◆ WHAT IS REQUIRED
Quote all of the data that follows exactly as written, skipping the images.

◆ AVAILABLE DATA
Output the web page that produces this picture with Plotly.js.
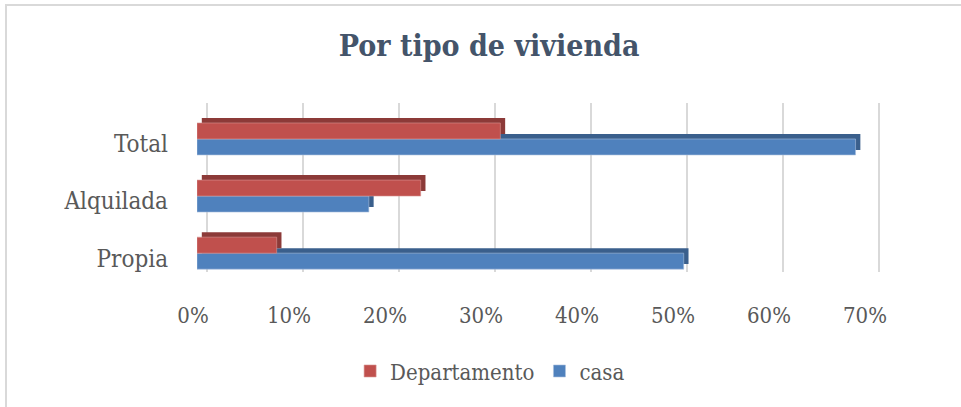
<!DOCTYPE html>
<html>
<head>
<meta charset="utf-8">
<script src="https://cdn.plot.ly/plotly-3.0.1.min.js"></script>
<style>
  html, body { margin: 0; padding: 0; background: #ffffff; overflow: hidden; }
  #chart { position: absolute; left: 0; top: 0; width: 961px; height: 407px; }
  #frame { position: absolute; left: 5px; top: 4px; width: 2000px; height: 2000px;
           border-left: 2px solid #d9d9d9; border-top: 2px solid #d9d9d9; pointer-events: none; }
</style>
</head>
<body>
<div id="chart"></div>
<div id="frame"></div>
<script>
// ---- data ----
const categories = ['Propia', 'Alquilada', 'Total'];
const departamento = [8.3, 23.3, 31.6];
const casa = [50.7, 17.9, 68.6];
const tickValues = [0, 10, 20, 30, 40, 50, 60, 70];
const tickLabels = ['0%', '10%', '20%', '30%', '40%', '50%', '60%', '70%'];
const seriesNames = ['Departamento', 'casa'];

// ---- styling ----
const FONT = 'DejaVu Serif Condensed, Liberation Serif, serif';
const RED = '#C0504D', RED_DARK = '#8C3A38';
const BLUE = '#4F81BD', BLUE_DARK = '#3A5F8C';
const barW = 0.28;
const depthY = 0.088;
const depthX = 0.5;

const common = { type: 'bar', orientation: 'h', y: categories, width: barW, hoverinfo: 'skip' };

const traces = [
  Object.assign({}, common, { x: casa, base: depthX, offset: -barW + depthY,
    marker: { color: BLUE_DARK }, showlegend: false, name: 'casa-depth' }),
  Object.assign({}, common, { x: departamento, base: depthX, offset: depthY,
    marker: { color: RED_DARK }, showlegend: false, name: 'dep-depth' }),
  Object.assign({}, common, { x: casa, offset: -barW, name: seriesNames[1], legendrank: 2,
    marker: { color: BLUE, line: { color: '#a9c0de', width: 0.6 } } }),
  Object.assign({}, common, { x: departamento, offset: 0, name: seriesNames[0], legendrank: 1,
    marker: { color: RED, line: { color: '#d99694', width: 0.6 } } }),
  { type: 'scatter', x: tickValues, y: tickValues.map(() => categories[0]), xaxis: 'x2',
    mode: 'markers', marker: { opacity: 0 }, showlegend: false, hoverinfo: 'skip' }
];

const pxPer10 = 96;
const plotLeft = 197, plotRight = 900;
const span = (plotRight - plotLeft) / (pxPer10 / 10);
const backShift = 10 / (pxPer10 / 10);

const layout = {
  width: 961, height: 407,
  margin: { l: plotLeft, r: 961 - plotRight, t: 103, b: 135 },
  paper_bgcolor: '#ffffff', plot_bgcolor: 'rgba(0,0,0,0)',
  font: { family: FONT, color: '#595959' },
  title: { text: '<b>Por tipo de vivienda</b>', x: 0.509, xanchor: 'center', y: 0.888, yanchor: 'middle',
           font: { family: FONT, size: 30, color: '#44546A' } },
  barmode: 'overlay',
  xaxis: { range: [0, span], tickmode: 'array', tickvals: tickValues, ticktext: tickLabels,
           showgrid: false, zeroline: false, showline: false, ticks: '', ticklabelshift: -4, ticklabelstandoff: 28,
           tickfont: { family: FONT, size: 22, color: '#595959' }, fixedrange: true },
  xaxis2: { overlaying: 'x', range: [-backShift, span - backShift], tickvals: tickValues,
            showticklabels: false, showgrid: true, gridcolor: '#d9d9d9', gridwidth: 2,
            zeroline: false, showline: false, ticks: '', side: 'bottom' },
  yaxis: { type: 'category', categoryorder: 'array', categoryarray: categories,
           range: [-0.33, 2.63], showgrid: false, zeroline: false, showline: false, ticks: '',
           ticklabelstandoff: 28, ticklabelshift: 5, tickfont: { family: FONT, size: 24, color: '#595959' } },
  legend: { orientation: 'h', xref: 'container', yref: 'container', x: 0.51, xanchor: 'center',
            y: 0.088, yanchor: 'middle', font: { family: FONT, size: 22, color: '#595959' }, traceorder: 'normal' },
  showlegend: true
};

Plotly.newPlot('chart', traces, layout, { staticPlot: true, displayModeBar: false });
</script>
</body>
</html>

◆ WORKED SOLUTION
Output the web page that produces this picture with Plotly.js.
<!DOCTYPE html>
<html>
<head>
<meta charset="utf-8">
<script src="https://cdn.plot.ly/plotly-3.0.1.min.js"></script>
<style>
  html, body { margin: 0; padding: 0; background: #ffffff; overflow: hidden; }
  #chart { position: absolute; left: 0; top: 0; width: 961px; height: 407px; }
  #frame { position: absolute; left: 5px; top: 4px; width: 2000px; height: 2000px;
           border-left: 2px solid #d9d9d9; border-top: 2px solid #d9d9d9; pointer-events: none; }
</style>
</head>
<body>
<div id="chart"></div>
<div id="frame"></div>
<script>
// ---- data ----
const categories = ['Propia', 'Alquilada', 'Total'];
const departamento = [8.3, 23.3, 31.6];
const casa = [50.7, 17.9, 68.6];
const tickValues = [0, 10, 20, 30, 40, 50, 60, 70];
const tickLabels = ['0%', '10%', '20%', '30%', '40%', '50%', '60%', '70%'];
const seriesNames = ['Departamento', 'casa'];

// ---- styling ----
const FONT = 'DejaVu Serif Condensed, Liberation Serif, serif';
const RED = '#C0504D', RED_DARK = '#8C3A38';
const BLUE = '#4F81BD', BLUE_DARK = '#3A5F8C';
const barW = 0.28;
const depthY = 0.088;
const depthX = 0.5;

const common = { type: 'bar', orientation: 'h', y: categories, width: barW, hoverinfo: 'skip' };

const traces = [
  Object.assign({}, common, { x: casa, base: depthX, offset: -barW + depthY,
    marker: { color: BLUE_DARK }, showlegend: false, name: 'casa-depth' }),
  Object.assign({}, common, { x: departamento, base: depthX, offset: depthY,
    marker: { color: RED_DARK }, showlegend: false, name: 'dep-depth' }),
  Object.assign({}, common, { x: casa, offset: -barW, name: seriesNames[1], legendrank: 2,
    marker: { color: BLUE, line: { color: '#a9c0de', width: 0.6 } } }),
  Object.assign({}, common, { x: departamento, offset: 0, name: seriesNames[0], legendrank: 1,
    marker: { color: RED, line: { color: '#d99694', width: 0.6 } } }),
  { type: 'scatter', x: tickValues, y: tickValues.map(() => categories[0]), xaxis: 'x2',
    mode: 'markers', marker: { opacity: 0 }, showlegend: false, hoverinfo: 'skip' }
];

const pxPer10 = 96;
const plotLeft = 197, plotRight = 900;
const span = (plotRight - plotLeft) / (pxPer10 / 10);
const backShift = 10 / (pxPer10 / 10);

const layout = {
  width: 961, height: 407,
  margin: { l: plotLeft, r: 961 - plotRight, t: 103, b: 135 },
  paper_bgcolor: '#ffffff', plot_bgcolor: 'rgba(0,0,0,0)',
  font: { family: FONT, color: '#595959' },
  title: { text: '<b>Por tipo de vivienda</b>', x: 0.509, xanchor: 'center', y: 0.888, yanchor: 'middle',
           font: { family: FONT, size: 30, color: '#44546A' } },
  barmode: 'overlay',
  xaxis: { range: [0, span], tickmode: 'array', tickvals: tickValues, ticktext: tickLabels,
           showgrid: false, zeroline: false, showline: false, ticks: '', ticklabelshift: -4, ticklabelstandoff: 28,
           tickfont: { family: FONT, size: 22, color: '#595959' }, fixedrange: true },
  xaxis2: { overlaying: 'x', range: [-backShift, span - backShift], tickvals: tickValues,
            showticklabels: false, showgrid: true, gridcolor: '#d9d9d9', gridwidth: 2,
            zeroline: false, showline: false, ticks: '', side: 'bottom' },
  yaxis: { type: 'category', categoryorder: 'array', categoryarray: categories,
           range: [-0.33, 2.63], showgrid: false, zeroline: false, showline: false, ticks: '',
           ticklabelstandoff: 28, ticklabelshift: 5, tickfont: { family: FONT, size: 24, color: '#595959' } },
  legend: { orientation: 'h', xref: 'container', yref: 'container', x: 0.51, xanchor: 'center',
            y: 0.088, yanchor: 'middle', font: { family: FONT, size: 22, color: '#595959' }, traceorder: 'normal' },
  showlegend: true
};

Plotly.newPlot('chart', traces, layout, { staticPlot: true, displayModeBar: false });
</script>
</body>
</html>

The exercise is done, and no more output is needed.